Data segment:
▽
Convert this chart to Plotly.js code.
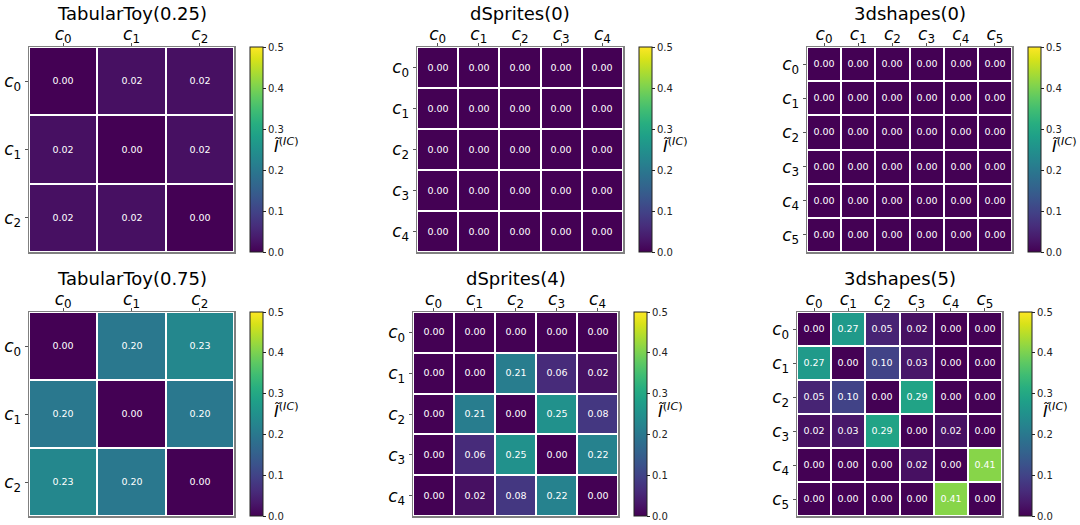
<!DOCTYPE html>
<html>
<head>
<meta charset="utf-8">
<script src="https://cdn.plot.ly/plotly-3.0.1.min.js"></script>
<style>
  html, body { margin: 0; padding: 0; background: #fff; }
  #chart { width: 1080px; height: 525px; }
</style>
</head>
<body>
<div id="chart"></div>
<script>
// Pairwise interaction matrices, one per dataset setting
const titles = ["TabularToy(0.25)", "dSprites(0)", "3dshapes(0)",
                "TabularToy(0.75)", "dSprites(4)", "3dshapes(5)"];

const tabularToy025 = [
  [0.00, 0.02, 0.02],
  [0.02, 0.00, 0.02],
  [0.02, 0.02, 0.00]
];
const dSprites0 = [
  [0.00, 0.00, 0.00, 0.00, 0.00],
  [0.00, 0.00, 0.00, 0.00, 0.00],
  [0.00, 0.00, 0.00, 0.00, 0.00],
  [0.00, 0.00, 0.00, 0.00, 0.00],
  [0.00, 0.00, 0.00, 0.00, 0.00]
];
const shapes3d0 = [
  [0.00, 0.00, 0.00, 0.00, 0.00, 0.00],
  [0.00, 0.00, 0.00, 0.00, 0.00, 0.00],
  [0.00, 0.00, 0.00, 0.00, 0.00, 0.00],
  [0.00, 0.00, 0.00, 0.00, 0.00, 0.00],
  [0.00, 0.00, 0.00, 0.00, 0.00, 0.00],
  [0.00, 0.00, 0.00, 0.00, 0.00, 0.00]
];
const tabularToy075 = [
  [0.00, 0.20, 0.23],
  [0.20, 0.00, 0.20],
  [0.23, 0.20, 0.00]
];
const dSprites4 = [
  [0.00, 0.00, 0.00, 0.00, 0.00],
  [0.00, 0.00, 0.21, 0.06, 0.02],
  [0.00, 0.21, 0.00, 0.25, 0.08],
  [0.00, 0.06, 0.25, 0.00, 0.22],
  [0.00, 0.02, 0.08, 0.22, 0.00]
];
const shapes3d5 = [
  [0.00, 0.27, 0.05, 0.02, 0.00, 0.00],
  [0.27, 0.00, 0.10, 0.03, 0.00, 0.00],
  [0.05, 0.10, 0.00, 0.29, 0.00, 0.00],
  [0.02, 0.03, 0.29, 0.00, 0.02, 0.00],
  [0.00, 0.00, 0.00, 0.02, 0.00, 0.41],
  [0.00, 0.00, 0.00, 0.00, 0.41, 0.00]
];
const matrices = [tabularToy025, dSprites0, shapes3d0, tabularToy075, dSprites4, shapes3d5];

const colorbarTicks = [0, 0.1, 0.2, 0.3, 0.4, 0.5];
const colorbarTickText = ["0.0", "0.1", "0.2", "0.3", "0.4", "0.5"];

// Panel geometry in pixels: heatmap box [left, right, top, bottom] and colorbar left edge
const W = 1080, H = 525;
const boxes = [
  {l: 29,  r: 234,  t: 47,  b: 252, cb: 250},
  {l: 417, r: 623,  t: 47,  b: 252, cb: 639},
  {l: 807, r: 1012, t: 47,  b: 252, cb: 1028},
  {l: 29,  r: 234,  t: 312, b: 516, cb: 250},
  {l: 413, r: 618,  t: 312, b: 516, cb: 634},
  {l: 797, r: 1002, t: 312, b: 516, cb: 1019}
];

const FONT = "DejaVu Sans, sans-serif";
const compLabel = i => "<i>c</i><sub>" + i + "</sub>";

const data = [];
const layout = {
  width: W, height: H,
  margin: {l: 0, r: 0, t: 0, b: 0},
  paper_bgcolor: "#ffffff",
  plot_bgcolor: "#ffffff",
  showlegend: false,
  font: {family: FONT, color: "#000"},
  annotations: []
};

matrices.forEach((m, k) => {
  const n = m.length;
  const idx = [...Array(n).keys()];
  const box = boxes[k];
  const xa = "xaxis" + (k === 0 ? "" : k + 1);
  const ya = "yaxis" + (k === 0 ? "" : k + 1);
  const xr = "x" + (k === 0 ? "" : k + 1);
  const yr = "y" + (k === 0 ? "" : k + 1);

  data.push({
    type: "heatmap",
    z: m,
    x: idx,
    y: idx,
    xaxis: xr, yaxis: yr,
    colorscale: "Viridis",
    zmin: 0, zmax: 0.5,
    xgap: 2, ygap: 2,
    texttemplate: "%{z:.2f}",
    textfont: {color: "#ffffff", size: 9.5, family: FONT},
    hoverinfo: "skip",
    colorbar: {
      x: box.cb / W, xanchor: "left", xpad: 0,
      y: 1 - (box.t + box.b) / 2 / H, yanchor: "middle", ypad: 0,
      len: box.b - box.t, lenmode: "pixels",
      thickness: 13, thicknessmode: "pixels",
      outlinewidth: 1, outlinecolor: "#222",
      tickvals: colorbarTicks, ticktext: colorbarTickText,
      ticks: "outside", ticklen: 3, tickwidth: 1, tickcolor: "#222",
      tickfont: {size: 10, color: "#222", family: FONT}
    }
  });

  const axisCommon = {
    range: [-0.5, n - 0.5],
    tickvals: idx,
    ticktext: idx.map(compLabel),
    ticks: "outside", ticklen: 3, tickwidth: 1, tickcolor: "#555",
    tickfont: {size: 17, family: FONT, color: "#000"},
    showgrid: false, zeroline: false,
    showline: true, mirror: true, linecolor: "#808080", linewidth: 1.5,
    fixedrange: true
  };
  layout[xa] = Object.assign({}, axisCommon, {
    domain: [box.l / W, box.r / W],
    side: "top",
    ticklabelstandoff: -4,
    anchor: yr
  });
  layout[ya] = Object.assign({}, axisCommon, {
    domain: [1 - box.b / H, 1 - box.t / H],
    range: [n - 0.5, -0.5],
    anchor: xr
  });

  // Panel title
  layout.annotations.push({
    text: titles[k],
    xref: "paper", yref: "paper",
    x: (box.l + box.r) / 2 / W,
    y: 1 - (box.t - 34) / H,
    xanchor: "center", yanchor: "middle",
    showarrow: false,
    font: {size: 18, family: FONT, color: "#000"}
  });
  // Colorbar label
  layout.annotations.push({
    text: "<i>Ĩ</i><sup>(<i>IC</i>)</sup>",
    xref: "paper", yref: "paper",
    x: (box.cb + 22) / W,
    y: 1 - ((box.t + box.b) / 2 - 4) / H,
    xanchor: "left", yanchor: "middle",
    showarrow: false,
    font: {size: 16, family: FONT, color: "#000"}
  });
});

Plotly.newPlot("chart", data, layout, {staticPlot: true, displayModeBar: false});
</script>
</body>
</html>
△
What you will do:
Each line above is to be copied verbatim. Drop any image from the copy.

Task output:
Convert this chart to Plotly.js code.
<!DOCTYPE html>
<html>
<head>
<meta charset="utf-8">
<script src="https://cdn.plot.ly/plotly-3.0.1.min.js"></script>
<style>
  html, body { margin: 0; padding: 0; background: #fff; }
  #chart { width: 1080px; height: 525px; }
</style>
</head>
<body>
<div id="chart"></div>
<script>
// Pairwise interaction matrices, one per dataset setting
const titles = ["TabularToy(0.25)", "dSprites(0)", "3dshapes(0)",
                "TabularToy(0.75)", "dSprites(4)", "3dshapes(5)"];

const tabularToy025 = [
  [0.00, 0.02, 0.02],
  [0.02, 0.00, 0.02],
  [0.02, 0.02, 0.00]
];
const dSprites0 = [
  [0.00, 0.00, 0.00, 0.00, 0.00],
  [0.00, 0.00, 0.00, 0.00, 0.00],
  [0.00, 0.00, 0.00, 0.00, 0.00],
  [0.00, 0.00, 0.00, 0.00, 0.00],
  [0.00, 0.00, 0.00, 0.00, 0.00]
];
const shapes3d0 = [
  [0.00, 0.00, 0.00, 0.00, 0.00, 0.00],
  [0.00, 0.00, 0.00, 0.00, 0.00, 0.00],
  [0.00, 0.00, 0.00, 0.00, 0.00, 0.00],
  [0.00, 0.00, 0.00, 0.00, 0.00, 0.00],
  [0.00, 0.00, 0.00, 0.00, 0.00, 0.00],
  [0.00, 0.00, 0.00, 0.00, 0.00, 0.00]
];
const tabularToy075 = [
  [0.00, 0.20, 0.23],
  [0.20, 0.00, 0.20],
  [0.23, 0.20, 0.00]
];
const dSprites4 = [
  [0.00, 0.00, 0.00, 0.00, 0.00],
  [0.00, 0.00, 0.21, 0.06, 0.02],
  [0.00, 0.21, 0.00, 0.25, 0.08],
  [0.00, 0.06, 0.25, 0.00, 0.22],
  [0.00, 0.02, 0.08, 0.22, 0.00]
];
const shapes3d5 = [
  [0.00, 0.27, 0.05, 0.02, 0.00, 0.00],
  [0.27, 0.00, 0.10, 0.03, 0.00, 0.00],
  [0.05, 0.10, 0.00, 0.29, 0.00, 0.00],
  [0.02, 0.03, 0.29, 0.00, 0.02, 0.00],
  [0.00, 0.00, 0.00, 0.02, 0.00, 0.41],
  [0.00, 0.00, 0.00, 0.00, 0.41, 0.00]
];
const matrices = [tabularToy025, dSprites0, shapes3d0, tabularToy075, dSprites4, shapes3d5];

const colorbarTicks = [0, 0.1, 0.2, 0.3, 0.4, 0.5];
const colorbarTickText = ["0.0", "0.1", "0.2", "0.3", "0.4", "0.5"];

// Panel geometry in pixels: heatmap box [left, right, top, bottom] and colorbar left edge
const W = 1080, H = 525;
const boxes = [
  {l: 29,  r: 234,  t: 47,  b: 252, cb: 250},
  {l: 417, r: 623,  t: 47,  b: 252, cb: 639},
  {l: 807, r: 1012, t: 47,  b: 252, cb: 1028},
  {l: 29,  r: 234,  t: 312, b: 516, cb: 250},
  {l: 413, r: 618,  t: 312, b: 516, cb: 634},
  {l: 797, r: 1002, t: 312, b: 516, cb: 1019}
];

const FONT = "DejaVu Sans, sans-serif";
const compLabel = i => "<i>c</i><sub>" + i + "</sub>";

const data = [];
const layout = {
  width: W, height: H,
  margin: {l: 0, r: 0, t: 0, b: 0},
  paper_bgcolor: "#ffffff",
  plot_bgcolor: "#ffffff",
  showlegend: false,
  font: {family: FONT, color: "#000"},
  annotations: []
};

matrices.forEach((m, k) => {
  const n = m.length;
  const idx = [...Array(n).keys()];
  const box = boxes[k];
  const xa = "xaxis" + (k === 0 ? "" : k + 1);
  const ya = "yaxis" + (k === 0 ? "" : k + 1);
  const xr = "x" + (k === 0 ? "" : k + 1);
  const yr = "y" + (k === 0 ? "" : k + 1);

  data.push({
    type: "heatmap",
    z: m,
    x: idx,
    y: idx,
    xaxis: xr, yaxis: yr,
    colorscale: "Viridis",
    zmin: 0, zmax: 0.5,
    xgap: 2, ygap: 2,
    texttemplate: "%{z:.2f}",
    textfont: {color: "#ffffff", size: 9.5, family: FONT},
    hoverinfo: "skip",
    colorbar: {
      x: box.cb / W, xanchor: "left", xpad: 0,
      y: 1 - (box.t + box.b) / 2 / H, yanchor: "middle", ypad: 0,
      len: box.b - box.t, lenmode: "pixels",
      thickness: 13, thicknessmode: "pixels",
      outlinewidth: 1, outlinecolor: "#222",
      tickvals: colorbarTicks, ticktext: colorbarTickText,
      ticks: "outside", ticklen: 3, tickwidth: 1, tickcolor: "#222",
      tickfont: {size: 10, color: "#222", family: FONT}
    }
  });

  const axisCommon = {
    range: [-0.5, n - 0.5],
    tickvals: idx,
    ticktext: idx.map(compLabel),
    ticks: "outside", ticklen: 3, tickwidth: 1, tickcolor: "#555",
    tickfont: {size: 17, family: FONT, color: "#000"},
    showgrid: false, zeroline: false,
    showline: true, mirror: true, linecolor: "#808080", linewidth: 1.5,
    fixedrange: true
  };
  layout[xa] = Object.assign({}, axisCommon, {
    domain: [box.l / W, box.r / W],
    side: "top",
    ticklabelstandoff: -4,
    anchor: yr
  });
  layout[ya] = Object.assign({}, axisCommon, {
    domain: [1 - box.b / H, 1 - box.t / H],
    range: [n - 0.5, -0.5],
    anchor: xr
  });

  // Panel title
  layout.annotations.push({
    text: titles[k],
    xref: "paper", yref: "paper",
    x: (box.l + box.r) / 2 / W,
    y: 1 - (box.t - 34) / H,
    xanchor: "center", yanchor: "middle",
    showarrow: false,
    font: {size: 18, family: FONT, color: "#000"}
  });
  // Colorbar label
  layout.annotations.push({
    text: "<i>Ĩ</i><sup>(<i>IC</i>)</sup>",
    xref: "paper", yref: "paper",
    x: (box.cb + 22) / W,
    y: 1 - ((box.t + box.b) / 2 - 4) / H,
    xanchor: "left", yanchor: "middle",
    showarrow: false,
    font: {size: 16, family: FONT, color: "#000"}
  });
});

Plotly.newPlot("chart", data, layout, {staticPlot: true, displayModeBar: false});
</script>
</body>
</html>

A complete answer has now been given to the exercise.